Short exercise: Look through the records below and give the number of lines holding the string "standalone", nothing more.
>> BEGIN Dataset rows
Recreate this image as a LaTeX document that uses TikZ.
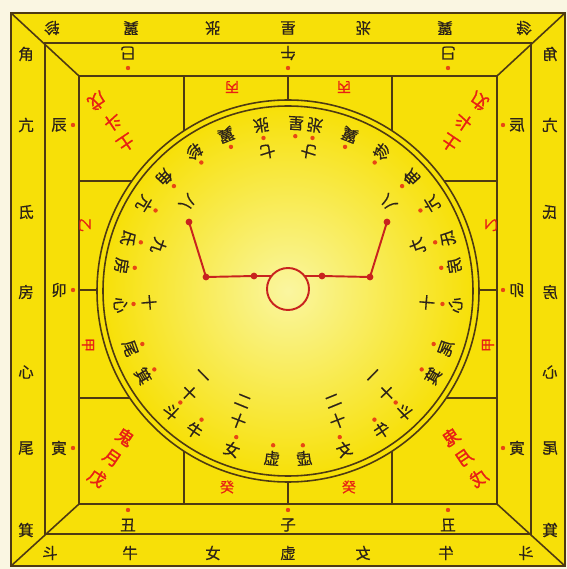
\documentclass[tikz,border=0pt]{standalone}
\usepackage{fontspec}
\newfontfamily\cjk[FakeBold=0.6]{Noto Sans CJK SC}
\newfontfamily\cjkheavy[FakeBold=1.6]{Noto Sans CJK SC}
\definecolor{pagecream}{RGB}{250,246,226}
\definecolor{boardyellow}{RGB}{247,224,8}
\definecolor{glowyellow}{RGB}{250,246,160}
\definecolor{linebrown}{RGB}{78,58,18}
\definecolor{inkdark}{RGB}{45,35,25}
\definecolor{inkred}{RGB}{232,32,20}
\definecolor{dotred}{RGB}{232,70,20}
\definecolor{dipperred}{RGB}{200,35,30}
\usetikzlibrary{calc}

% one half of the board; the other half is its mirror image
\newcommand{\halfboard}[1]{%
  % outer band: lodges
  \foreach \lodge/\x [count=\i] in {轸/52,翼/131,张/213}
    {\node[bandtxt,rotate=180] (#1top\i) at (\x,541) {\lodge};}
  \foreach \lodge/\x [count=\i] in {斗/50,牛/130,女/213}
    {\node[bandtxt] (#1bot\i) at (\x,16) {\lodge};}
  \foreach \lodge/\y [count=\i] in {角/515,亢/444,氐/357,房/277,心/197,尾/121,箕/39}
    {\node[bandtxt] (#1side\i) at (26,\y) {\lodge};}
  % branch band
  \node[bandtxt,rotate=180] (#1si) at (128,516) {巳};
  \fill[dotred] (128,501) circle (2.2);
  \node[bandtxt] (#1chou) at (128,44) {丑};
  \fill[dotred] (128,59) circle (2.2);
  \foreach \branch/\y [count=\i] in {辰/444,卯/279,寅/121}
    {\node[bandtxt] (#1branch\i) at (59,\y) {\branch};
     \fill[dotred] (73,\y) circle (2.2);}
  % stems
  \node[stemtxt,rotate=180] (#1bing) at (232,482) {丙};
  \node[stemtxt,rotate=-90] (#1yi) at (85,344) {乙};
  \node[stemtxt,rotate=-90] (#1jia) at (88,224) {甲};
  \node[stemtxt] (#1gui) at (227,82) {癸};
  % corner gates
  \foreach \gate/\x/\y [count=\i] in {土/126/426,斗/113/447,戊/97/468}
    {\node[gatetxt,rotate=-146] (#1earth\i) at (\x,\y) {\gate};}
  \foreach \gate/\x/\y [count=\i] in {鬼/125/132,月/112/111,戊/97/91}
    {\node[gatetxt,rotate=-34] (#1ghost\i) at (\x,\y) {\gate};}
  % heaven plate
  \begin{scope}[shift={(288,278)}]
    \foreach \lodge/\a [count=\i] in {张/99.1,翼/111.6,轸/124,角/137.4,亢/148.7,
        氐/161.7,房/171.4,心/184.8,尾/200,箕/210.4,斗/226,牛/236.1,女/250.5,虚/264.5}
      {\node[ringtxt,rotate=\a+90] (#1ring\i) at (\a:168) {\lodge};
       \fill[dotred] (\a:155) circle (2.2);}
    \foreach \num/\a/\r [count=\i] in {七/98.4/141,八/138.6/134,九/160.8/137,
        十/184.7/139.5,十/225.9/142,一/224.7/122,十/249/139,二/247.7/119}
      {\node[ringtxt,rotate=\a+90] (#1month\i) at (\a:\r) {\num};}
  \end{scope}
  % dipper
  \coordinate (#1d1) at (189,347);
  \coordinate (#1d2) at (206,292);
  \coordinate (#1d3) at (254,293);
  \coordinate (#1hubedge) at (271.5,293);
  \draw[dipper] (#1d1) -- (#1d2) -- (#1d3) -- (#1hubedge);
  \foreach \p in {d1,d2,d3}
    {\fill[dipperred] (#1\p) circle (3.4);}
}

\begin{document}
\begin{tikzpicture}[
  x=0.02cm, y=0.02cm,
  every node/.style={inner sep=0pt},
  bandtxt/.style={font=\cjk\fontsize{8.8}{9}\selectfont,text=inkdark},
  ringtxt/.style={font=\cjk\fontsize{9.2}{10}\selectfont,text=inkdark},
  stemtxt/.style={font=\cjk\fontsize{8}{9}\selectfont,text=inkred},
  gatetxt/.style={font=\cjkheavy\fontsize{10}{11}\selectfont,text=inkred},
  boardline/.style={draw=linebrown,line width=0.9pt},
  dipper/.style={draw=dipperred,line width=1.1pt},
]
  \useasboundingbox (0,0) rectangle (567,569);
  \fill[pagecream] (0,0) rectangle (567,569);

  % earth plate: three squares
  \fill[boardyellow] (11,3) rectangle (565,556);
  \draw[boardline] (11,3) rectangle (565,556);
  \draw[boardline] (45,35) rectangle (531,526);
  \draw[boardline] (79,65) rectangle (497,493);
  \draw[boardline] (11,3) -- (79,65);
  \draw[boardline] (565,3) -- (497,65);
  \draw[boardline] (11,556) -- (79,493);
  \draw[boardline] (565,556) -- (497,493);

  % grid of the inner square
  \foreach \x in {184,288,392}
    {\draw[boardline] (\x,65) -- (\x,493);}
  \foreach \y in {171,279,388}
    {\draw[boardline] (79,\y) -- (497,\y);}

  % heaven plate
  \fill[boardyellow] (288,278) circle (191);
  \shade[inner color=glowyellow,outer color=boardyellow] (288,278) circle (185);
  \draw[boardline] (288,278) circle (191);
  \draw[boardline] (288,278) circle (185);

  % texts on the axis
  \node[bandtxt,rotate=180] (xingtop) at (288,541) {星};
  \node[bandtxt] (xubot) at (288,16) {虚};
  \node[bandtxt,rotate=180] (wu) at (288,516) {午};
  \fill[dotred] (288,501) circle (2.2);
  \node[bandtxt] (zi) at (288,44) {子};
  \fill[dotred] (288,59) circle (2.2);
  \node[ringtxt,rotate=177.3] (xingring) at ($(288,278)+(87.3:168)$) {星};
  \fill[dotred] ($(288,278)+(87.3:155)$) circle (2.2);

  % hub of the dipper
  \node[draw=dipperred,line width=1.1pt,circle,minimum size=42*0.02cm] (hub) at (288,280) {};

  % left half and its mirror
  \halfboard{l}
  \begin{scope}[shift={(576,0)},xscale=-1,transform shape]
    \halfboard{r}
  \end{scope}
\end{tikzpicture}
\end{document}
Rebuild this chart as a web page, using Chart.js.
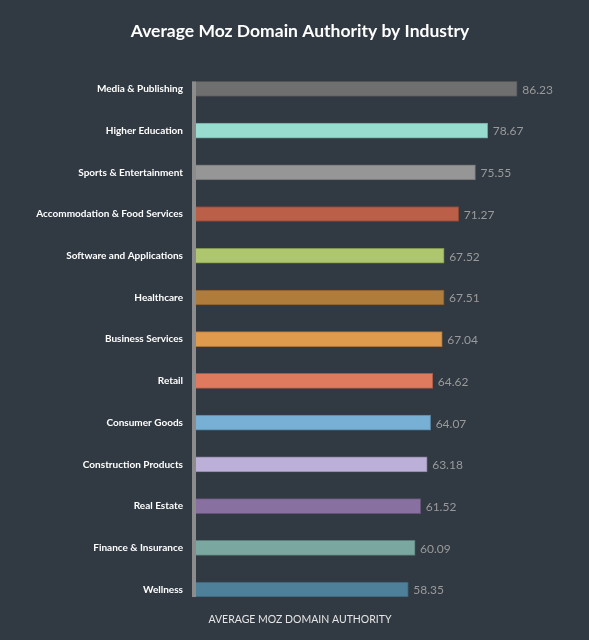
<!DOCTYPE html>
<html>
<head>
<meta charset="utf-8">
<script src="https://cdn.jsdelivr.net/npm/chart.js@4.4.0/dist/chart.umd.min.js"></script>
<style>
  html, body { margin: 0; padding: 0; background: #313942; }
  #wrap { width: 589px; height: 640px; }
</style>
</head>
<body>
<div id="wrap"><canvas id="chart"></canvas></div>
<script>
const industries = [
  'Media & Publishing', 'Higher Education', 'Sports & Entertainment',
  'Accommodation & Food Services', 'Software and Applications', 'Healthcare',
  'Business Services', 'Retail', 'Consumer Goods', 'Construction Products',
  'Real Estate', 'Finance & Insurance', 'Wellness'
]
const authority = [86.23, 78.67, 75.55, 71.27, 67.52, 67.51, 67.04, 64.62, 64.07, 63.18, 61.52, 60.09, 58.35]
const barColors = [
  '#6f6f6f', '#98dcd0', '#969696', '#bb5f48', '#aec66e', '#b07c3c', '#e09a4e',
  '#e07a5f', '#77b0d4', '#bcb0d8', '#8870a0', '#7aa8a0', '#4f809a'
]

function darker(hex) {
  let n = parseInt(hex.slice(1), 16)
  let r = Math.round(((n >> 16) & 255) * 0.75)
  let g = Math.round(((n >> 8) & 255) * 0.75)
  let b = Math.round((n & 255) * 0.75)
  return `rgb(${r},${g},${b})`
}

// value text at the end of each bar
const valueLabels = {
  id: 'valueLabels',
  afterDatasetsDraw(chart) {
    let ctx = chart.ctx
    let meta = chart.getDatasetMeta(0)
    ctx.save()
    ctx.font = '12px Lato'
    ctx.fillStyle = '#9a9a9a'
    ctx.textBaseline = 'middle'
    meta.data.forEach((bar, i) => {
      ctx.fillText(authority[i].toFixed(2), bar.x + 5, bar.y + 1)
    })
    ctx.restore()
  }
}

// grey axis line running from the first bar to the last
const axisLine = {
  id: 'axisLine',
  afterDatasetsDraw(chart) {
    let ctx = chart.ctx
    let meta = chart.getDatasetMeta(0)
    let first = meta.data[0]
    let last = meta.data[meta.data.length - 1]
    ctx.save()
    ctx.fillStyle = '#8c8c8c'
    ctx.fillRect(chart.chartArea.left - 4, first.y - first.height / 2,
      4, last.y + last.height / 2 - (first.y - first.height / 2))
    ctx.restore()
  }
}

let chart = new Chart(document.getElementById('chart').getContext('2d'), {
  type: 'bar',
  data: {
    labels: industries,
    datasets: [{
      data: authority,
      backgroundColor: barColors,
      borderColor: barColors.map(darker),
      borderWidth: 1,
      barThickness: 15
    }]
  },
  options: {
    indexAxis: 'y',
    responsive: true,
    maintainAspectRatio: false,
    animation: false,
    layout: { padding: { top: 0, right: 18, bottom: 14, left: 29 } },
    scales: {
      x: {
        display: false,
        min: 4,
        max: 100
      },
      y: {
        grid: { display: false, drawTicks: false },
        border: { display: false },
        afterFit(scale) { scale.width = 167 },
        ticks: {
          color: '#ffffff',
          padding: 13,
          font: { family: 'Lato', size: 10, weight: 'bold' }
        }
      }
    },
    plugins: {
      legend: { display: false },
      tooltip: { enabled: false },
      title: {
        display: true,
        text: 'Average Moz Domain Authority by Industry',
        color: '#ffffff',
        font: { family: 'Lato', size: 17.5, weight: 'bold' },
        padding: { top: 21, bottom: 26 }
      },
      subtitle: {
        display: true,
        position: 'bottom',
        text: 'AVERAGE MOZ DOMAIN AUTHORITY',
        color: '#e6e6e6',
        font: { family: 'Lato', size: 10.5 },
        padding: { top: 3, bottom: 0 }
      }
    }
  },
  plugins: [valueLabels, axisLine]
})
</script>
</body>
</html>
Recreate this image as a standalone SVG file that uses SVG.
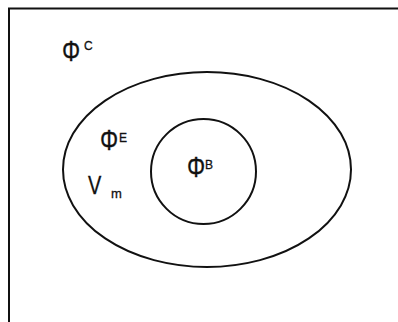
>> END Dataset rows
Answer to the problem: 2